One of my hobbies is managing a small but growing portfolio of stocks and among my better performing investments of the past few years has been Apple (APPL). Accordingly, I read a fair amount of news and commentary in the business and investment press with regards to whether Apple will continue to grow, or whether it’s peaked.
The key to success for Apple, which some analysts seem to miss, is their user experience. Beginning with the macintosh computer, later with the iPod, and followed by the iPhone, Apple created a unique, user-friendly experience that literally changed the game. The iTunes store revolutionized how music was sold. The Apple App Store revolutionized how to make smart phones smarter and, in the process, made them indispensible to our various lifestyles. By the way, Apple just announced the App Store’s 10 billionth download. How would you like that kind of web traffic?

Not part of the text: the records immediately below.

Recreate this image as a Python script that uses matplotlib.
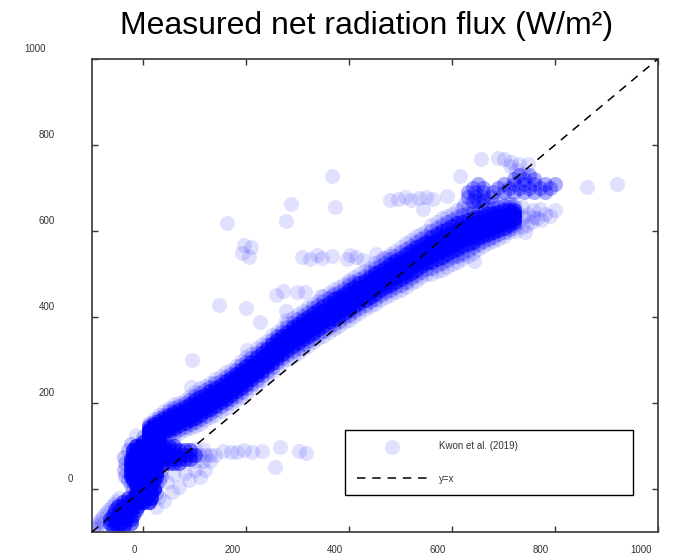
import matplotlib
matplotlib.use("Agg")
import matplotlib.pyplot as plt
import numpy as np
from matplotlib.transforms import ScaledTranslation

plt.rcParams['font.family'] = ['Liberation Sans', 'DejaVu Sans']

# dense patches: {y: [x, ...]}, each spot holding `count` readings
low_blob = {-90: [-60, -50, -40],
            -80: [-65, -55, -45, -35, -25],
            -70: [-65, -55, -45, -35, -25],
            -60: [-60, -50, -40, -30, -20],
            -50: [-55, -45, -35, -25, -15],
            -40: [-50, -40, -30, -20, -10],
            -30: [-40, -30, -20, -10],
            -20: [-30, -20, -10]}
column = {-30: [-10, 0, 10],
          -20: [-15, -5, 5, 15],
          -10: [-15, -5, 5, 15],
          0: [-10, 0, 10, 20],
          10: [-15, -5, 5, 15],
          20: [-20, -10, 0, 10, 20],
          30: [-25, -15, -5, 5, 15, 25],
          40: [-25, -15, -5, 5, 15, 25],
          50: [-25, -15, -5, 5, 15, 25],
          60: [-25, -15, -5, 5, 15, 25],
          70: [-25, -15, -5, 5, 15, 25],
          80: [-20, -10, 0, 10, 20, 30],
          90: [-20, -10, 0, 10, 20, 30],
          100: [-15, -5, 5, 15, 25],
          110: [0, 10, 20, 30],
          120: [10, 20]}
column_edge = {-10: [25],
               0: [-20, 20],
               10: [-25, 25],
               20: [-30, 30],
               30: [-35, 35],
               45: [-38, 35],
               60: [-35, 35],
               75: [-38, 35],
               90: [-30, 38],
               105: [-25, 35],
               120: [0, 30]}
arm = {60: [40, 50, 60, 70],
       70: [40, 50, 60, 70, 80, 90],
       80: [40, 50, 60, 70, 80, 90, 100],
       90: [40, 50, 60, 70, 80, 90],
       100: [40, 50, 60]}
arm_light = {65: [100, 115, 130],
             80: [110, 120, 130, 140],
             92: [100, 115]}
upper = {670: [640, 650, 660],
         680: [630, 645, 660, 675],
         690: [630, 645, 660, 680, 700, 720, 740, 760, 780],
         700: [640, 660, 690, 710, 730, 750, 770, 790],
         710: [650, 700, 720, 740, 760, 780, 800],
         720: [720, 740, 760],
         730: [730, 750]}

# main band: column centre and half-spread of the readings, every 10 W/m²
band_x = [10, 20, 30, 40, 50, 60, 70, 80, 90, 100, 110, 120, 130, 140, 150, 160, 170, 180,
          190, 200, 210, 220, 230, 240, 250, 260, 270, 280, 290, 300, 310, 320, 330, 340,
          350, 360, 370, 380, 390, 400, 410, 420, 430, 440, 450, 460, 470, 480, 490, 500,
          510, 520, 530, 540, 550, 560, 570, 580, 590, 600, 610, 620, 630, 640, 650, 660,
          670, 680, 690, 700, 710, 720]
band_mid = [132, 137, 142, 148, 154, 160, 166, 172, 179, 186, 193, 200, 207, 214, 222, 230,
            238, 247, 256, 265, 275, 285, 295, 305, 315, 325, 335, 345, 354, 362, 370, 378,
            386, 394, 402, 410, 418, 425, 432, 440, 448, 455, 462, 470, 478, 485, 492, 499,
            506, 513, 520, 528, 536, 543, 550, 557, 564, 570, 576, 582, 588, 593, 598, 603,
            608, 612, 616, 620, 624, 628, 631, 634]
band_hw = [22, 26, 30, 33, 35, 37, 35, 36, 38, 40, 41, 39, 40, 42, 40, 41, 39, 40, 42, 41,
           40, 42, 41, 40, 43, 41, 40, 42, 44, 45, 44, 46, 45, 44, 46, 45, 47, 45, 44, 46,
           45, 46, 44, 45, 47, 46, 45, 47, 48, 50, 51, 50, 52, 50, 51, 56, 58, 60, 59, 58,
           60, 58, 57, 55, 50, 46, 45, 44, 42, 40, 34, 28]
band_offsets = [-1, -0.75, -0.5, -0.25, 0, 0.25, 0.5, 0.75, 1]
band_counts = [1, 2, 6, 9, 10, 9, 6, 2, 1]

# single readings
tail = [(-98, -92), (-93, -84), (-88, -76), (-83, -69), (-78, -62), (-73, -55), (-68, -48),
        (-63, -41), (-58, -34), (-53, -27), (-48, -20), (-90, -90), (-80, -80)]
band_end = [(725, 600), (728, 622), (726, 645), (735, 610), (738, 632), (736, 655),
            (745, 615), (748, 640), (755, 622), (758, 648), (765, 630), (772, 625),
            (770, 652), (780, 640), (790, 635), (800, 650), (742, 598), (712, 662),
            (690, 770), (712, 752), (725, 742), (738, 732)]
singles = [(-14, 126), (95, 301), (93, 238), (147, 429), (200, 422), (226, 389), (202, 324),
           (162, 618), (278, 623), (286, 663), (372, 656), (366, 728),
           (196, 567), (210, 562), (191, 548), (206, 539),
           (257, 452), (272, 460), (298, 457), (315, 458), (346, 448), (366, 448), (399, 481),
           (278, 413), (278, 394), (259, 355),
           (309, 540), (323, 535), (337, 545), (348, 538), (366, 542), (395, 536), (401, 544),
           (414, 540), (426, 533), (453, 546), (465, 538), (479, 541), (492, 536),
           (479, 672), (494, 675), (508, 678), (521, 673), (535, 676), (549, 680), (563, 674),
           (543, 651), (621, 656), (591, 681), (615, 728), (624, 663), (657, 768), (700, 768),
           (715, 760), (730, 757), (748, 755), (862, 702), (920, 709), (642, 530), (620, 545),
           (757, 632),
           (155, 88), (170, 86), (181, 86), (195, 90), (212, 86), (231, 88), (265, 98),
           (255, 51), (303, 89), (317, 84),
           (25, -42), (31, -19), (45, 16), (55, -8), (70, 5), (89, 21), (109, 28), (100, 45),
           (60, 35), (40, -28), (80, 38), (120, 45)]

x_ticks = [0, 200, 400, 600, 800, 1000]
y_ticks = [0, 200, 400, 600, 800, 1000]


def patch_points(rows, count):
    px, py = [], []
    for y, xl in rows.items():
        for x in xl:
            px += [x] * count
            py += [y] * count
    return px, py


xs, ys = [], []
for rows, cnt in ((low_blob, 6), (column, 9), (column_edge, 2), (arm, 5), (arm_light, 1),
                  (upper, 3)):
    px, py = patch_points(rows, cnt)
    xs += px
    ys += py
for x, m, h in zip(band_x, band_mid, band_hw):
    for o, c in zip(band_offsets, band_counts):
        xs += [x] * c
        ys += [m + h * o] * c
for x, y in tail + band_end + singles:
    xs.append(x)
    ys.append(y)

fig = plt.figure(figsize=(6.74, 5.57), dpi=100)
ax = fig.add_axes([0.1365, 0.045, 0.8395, 0.849])

ax.scatter(xs, ys, s=117, color='blue', alpha=0.12, linewidths=0, label='Kwon et al. (2019)')
ax.plot([-100, 1000], [-100, 1000], color='black', lw=1.1, dashes=(5.5, 4.5), label='y=x', zorder=3)

ax.set_xlim(-100, 1000)
ax.set_ylim(-100, 1000)
ax.set_xticks(x_ticks)
ax.set_yticks(y_ticks)
ax.tick_params(direction='in', length=4.5, width=1, color='#333333', top=True, right=True,
               labelbottom=False, labelleft=False)
for sp in ax.spines.values():
    sp.set_color('#444444')
    sp.set_linewidth(1.3)

# tick labels sit a little off their ticks
for v in x_ticks:
    off = ScaledTranslation(-0.06, -0.18, fig.dpi_scale_trans)
    ax.text(v, 0, str(v), transform=ax.get_xaxis_transform() + off, ha='right', va='center',
            fontsize=7, color='#333333')
for v in y_ticks:
    lab = str(v)
    off = ScaledTranslation(-(10 + 9 * len(lab)) / 100, 0.10, fig.dpi_scale_trans)
    ax.text(0, v, lab, transform=ax.get_yaxis_transform() + off, ha='right', va='center',
            fontsize=7, color='#333333')

ax.set_title('Measured net radiation flux (W/m²)', fontsize=23, pad=18, x=0.486)

leg = ax.legend(loc='upper left', bbox_to_anchor=(0.447, 0.216, 0.509, 0.0), mode='expand',
                fontsize=7, handlelength=7.3, handletextpad=1.2, labelspacing=2.3,
                borderpad=1.2, borderaxespad=0, fancybox=False, framealpha=1,
                edgecolor='black', scatterpoints=1)
leg.get_frame().set_linewidth(1.0)
for t in leg.get_texts():
    t.set_color('#333333')

fig.savefig('out.png', dpi=100)
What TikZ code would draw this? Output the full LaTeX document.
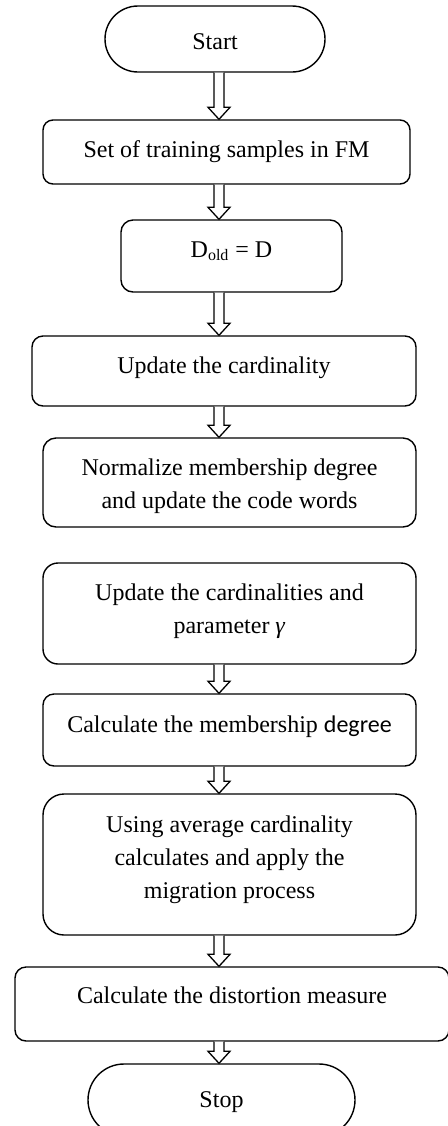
\documentclass[tikz,border=0pt]{standalone}
\usepackage{fontspec}
\setmainfont{Liberation Serif}
\newfontfamily\carl{Carlito}
\usetikzlibrary{calc}
\tikzset{
  box/.style={draw, line width=0.7pt, rectangle, inner sep=0pt},
  txt/.style={anchor=base, align=center, inner sep=0pt, font=\fontsize{12}{16.3}\selectfont},
  blk/.style={draw, fill=white, line width=0.65pt, line join=miter}
}
\newcommand\blockarrow[2]{\draw[blk] let \p0=(axis), \p1=(#1.south), \p2=(#2.north) in
  (\x0-2.5pt,\y1) -- (\x0-2.5pt,\y2+6pt) -- (\x0-5.5pt,\y2+6pt) -- (\x0,\y2) --
  (\x0+5.5pt,\y2+6pt) -- (\x0+2.5pt,\y2+6pt) -- (\x0+2.5pt,\y1);}
\begin{document}
\begin{tikzpicture}[x=0.5pt,y=-0.5pt]
\useasboundingbox (0,0) rectangle (448,1126);
\clip (0,0) rectangle (448,1126);
\fill[white] (0,0) rectangle (448,1126);
\coordinate (axis) at (219,0);
% boxes
\node[box, rounded corners=16.5pt, minimum width=110pt, minimum height=33pt] (start) at (215,39) {};
\node[box, rounded corners=5pt, minimum width=183.5pt, minimum height=32pt] (set) at (226.5,152) {};
\node[box, rounded corners=6pt, minimum width=110.5pt, minimum height=36pt] (dold) at (231.5,256) {};
\node[box, rounded corners=5.5pt, minimum width=192pt, minimum height=35pt] (upd1) at (224,371) {};
\node[box, rounded corners=6.5pt, minimum width=186.5pt, minimum height=44.5pt] (norm) at (229.5,482.5) {};
\node[box, rounded corners=7.5pt, minimum width=186.5pt, minimum height=50.5pt] (upd2) at (229.5,613.5) {};
\node[box, rounded corners=5.5pt, minimum width=186.5pt, minimum height=36pt] (calc) at (229.5,730) {};
\node[box, rounded corners=10.5pt, minimum width=186.5pt, minimum height=70.5pt] (using) at (229.5,864.5) {};
\node[box, rounded corners=5.5pt, minimum width=217pt, minimum height=37pt] (dist) at (232,1004) {};
\node[box, rounded corners=18pt, minimum width=133.5pt, minimum height=36pt] (stop) at (221.5,1100) {};
% texts (multi-line nodes are anchored on the baseline of their last line)
\node[txt] (start-t) at (215,49) {Start};
\node[txt] (set-t) at (226.5,157) {Set of training samples in FM};
\node[txt] (dold-t) at (231.5,257) {D\textsubscript{old} = D};
\node[txt] (upd1-t) at (224,373) {Update the cardinality};
\node[txt] (norm-t) at (229.5,508) {Normalize membership degree\\and update the code words};
\node[txt] (upd2-t) at (229.5,633) {Update the cardinalities and\\parameter \textit{γ}};
\node[txt] (calc-t) at (229.5,732) {Calculate the membership {\carl degree}};
\node[txt] (using-t) at (229.5,898) {Using average cardinality\\calculates and apply the\\migration process};
\node[txt] (dist-t) at (232,1003) {Calculate the distortion measure};
\node[txt] (stop-t) at (221.5,1107) {Stop};
% arrows
\blockarrow{start}{set}
\blockarrow{set}{dold}
\blockarrow{dold}{upd1}
\blockarrow{upd1}{norm}
\blockarrow{upd2}{calc}
\blockarrow{calc}{using}
\blockarrow{using}{dist}
\blockarrow{dist}{stop}
\end{tikzpicture}
\end{document}
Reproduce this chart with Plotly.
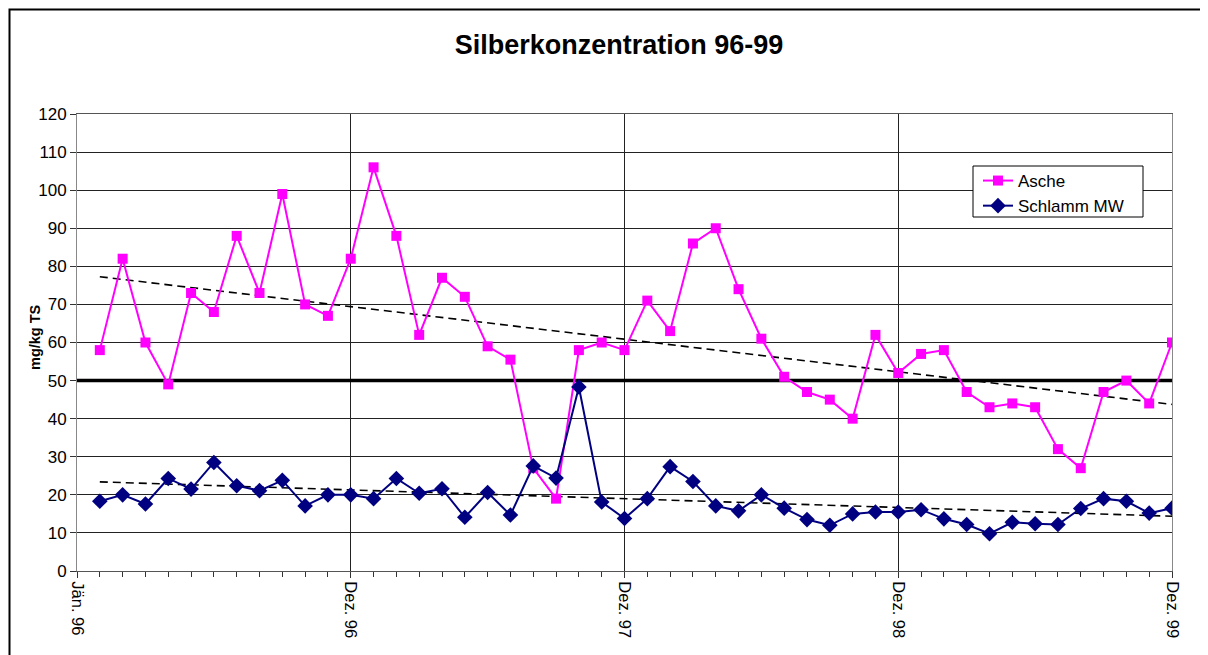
import numpy as np
import plotly.graph_objects as go

# month positions (1 = Jän. 96 ... 48 = Dez. 99)
months = list(range(1, 49))
asche = [58, 82, 60, 49, 73, 68, 88, 73, 99, 70, 67, 82,
         106, 88, 62, 77, 72, 59, 55.5, 27, 19, 58, 60, 58,
         71, 63, 86, 90, 74, 61, 51, 47, 45, 40, 62, 52,
         57, 58, 47, 43, 44, 43, 32, 27, 47, 50, 44, 60]
schlamm = [18.3, 20, 17.6, 24.3, 21.5, 28.5, 22.4, 21.1, 23.8, 17.1, 20, 20,
           19.0, 24.3, 20.4, 21.6, 14.1, 20.6, 14.7, 27.6, 24.4, 48.3, 18.1, 13.8,
           19.0, 27.4, 23.5, 17.1, 15.8, 20, 16.5, 13.5, 12.0, 15.0, 15.5, 15.5,
           16.1, 13.7, 12.2, 9.8, 12.8, 12.4, 12.2, 16.4, 19.0, 18.3, 15.2, 16.5]
tick_pos = [0, 12, 24, 36, 48]
tick_text = ["Jän. 96", "Dez. 96", "Dez. 97", "Dez. 98", "Dez. 99"]
limit_value = 50

FONT = "Liberation Sans, Arial, sans-serif"
PW, PH = 1095, 457  # plot area size in px


def px_x(page_x):
    return (page_x - 77) / PW


def px_y(page_y):
    return (571 - page_y) / PH


x = np.array(months, dtype=float)
trend_a = np.polyval(np.polyfit(x, asche, 1), x)
trend_s = np.polyval(np.polyfit(x, schlamm, 1), x)

fig = go.Figure()
fig.add_trace(go.Scatter(x=[0, 48], y=[limit_value, limit_value], mode="lines",
                         line=dict(color="black", width=3.5), showlegend=False,
                         hoverinfo="skip"))
fig.add_trace(go.Scatter(x=months, y=trend_a, mode="lines",
                         line=dict(color="black", width=1.6, dash="8px,5px"),
                         showlegend=False, hoverinfo="skip"))
fig.add_trace(go.Scatter(x=months, y=trend_s, mode="lines",
                         line=dict(color="black", width=1.6, dash="8px,5px"),
                         showlegend=False, hoverinfo="skip"))
fig.add_trace(go.Scatter(x=months, y=asche, mode="lines+markers", name="Asche",
                         line=dict(color="#FF00FF", width=2),
                         marker=dict(symbol="square", size=10, color="#FF00FF")))
fig.add_trace(go.Scatter(x=months, y=schlamm, mode="lines+markers", name="Schlamm MW",
                         line=dict(color="#000080", width=2),
                         marker=dict(symbol="diamond", size=12, color="#000080")))

fig.update_layout(
    width=1200, height=647,
    margin=dict(l=69, r=36, t=106, b=84),
    paper_bgcolor="white", plot_bgcolor="white",
    font=dict(family=FONT, size=17, color="black"),
    title=dict(text="<b>Silberkonzentration 96-99</b>", x=611 / 1200,
               xanchor="center", y=1 - 37 / 647, yanchor="middle",
               font=dict(size=27, family=FONT)),
    legend=dict(x=px_x(978), y=px_y(163), xanchor="left", yanchor="top",
                borderwidth=0, bgcolor="rgba(0,0,0,0)",
                font=dict(size=17, family=FONT), tracegroupgap=0,
                itemwidth=30),
    showlegend=True,
)
fig.update_xaxes(range=[0, 48], tickmode="array", tickvals=tick_pos, ticktext=tick_text,
                 tickangle=90, ticks="outside", ticklen=6, tickcolor="#333",
                 showgrid=True, gridcolor="#222", gridwidth=1,
                 showline=True, linecolor="#555", linewidth=1, mirror=True,
                 zeroline=False, tickfont=dict(size=16.5, family=FONT),
                 minor=dict(tickmode="linear", tick0=0, dtick=1, ticks="outside",
                            ticklen=5, tickcolor="#333", showgrid=False))
fig.update_yaxes(range=[0, 120], dtick=10, ticks="outside", ticklen=6, tickcolor="#333",
                 showgrid=True, gridcolor="#222", gridwidth=1,
                 showline=True, linecolor="#888", linewidth=1, mirror=True,
                 zeroline=False, tickfont=dict(size=17, family=FONT))
# y-axis title placed like the original
fig.add_annotation(text="<b>mg/kg TS</b>", xref="paper", yref="paper",
                   x=px_x(35), y=px_y(337), xanchor="center", yanchor="middle",
                   textangle=-90, showarrow=False,
                   font=dict(size=14.5, family=FONT, color="black"))
# legend box
fig.add_shape(type="rect", xref="paper", yref="paper",
              x0=px_x(973), x1=px_x(1143), y0=px_y(217), y1=px_y(166),
              line=dict(color="black", width=1), fillcolor="white", layer="above")
# outer chart frame
fig.add_shape(type="rect", xref="paper", yref="paper",
              x0=px_x(9.5), x1=1.05, y0=-0.3, y1=px_y(9.5),
              line=dict(color="black", width=2), layer="below")
fig.write_html("out.html")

The Apple Stores with their Genius Bars, clean, ultra-modern layouts and knowledgeable personnel have similarly changed the retail landscape for high-tech products. While it’s still too early to predict the final outcome, it will come as no surprise if the iPad manages to revolutionize our lives as a business, communications, entertainment, healthcare and educational tool.
I bring all this up because there have been similar visionaries at work at Roland DG. From the beginning, there was a realization that just manufacturing and selling a machine wasn’t enough. What users really needed was an easy-to-use solution for producing lots of things they could sell. Thus, we were one of the first inkjet manufacturers to include a purpose-built RIP. Today, tens of thousands of signmakers, fine artists, vehicle restylers, label makers and packaging designers are using Roland DG VersaWorks to assist their workflow, including managing color, printing variable data, contour cutting and much, much more.
Thousands of product designers are using Roland DG’s SRP Player software bundled with our milling machines to transform their CAD files to CAM files with no CNC programming required. Our engravers and cutters likewise come bundled with software to make getting the work out quick and easy.
Of course, the user experience doesn’t end with just hardware and software. In addition to our products, Roland DG has added service and support, including extended warranties and an online store to make finding accessories and media easy to find. We’ve also devoted considerable resources to educating our users. We were the first in many of our product categories to offer workshops, videos and webinars. Today, our Born To Wrap classes are typically sold out weeks if not months in advance.
Focusing on the user experience is not rocket science. But whether you’re investing in stocks, buying a product, or selling one, it is pretty smart.
Is there something you could do to improve your users’ experience that will keep them coming back for more? How about including instructions for hanging that banner? Maybe adding a retail price sticker or tag to garments, or putting every team member’s jersey in individual bags to make distribution easier?
I’d like to hear what you do to improve your users’ experience.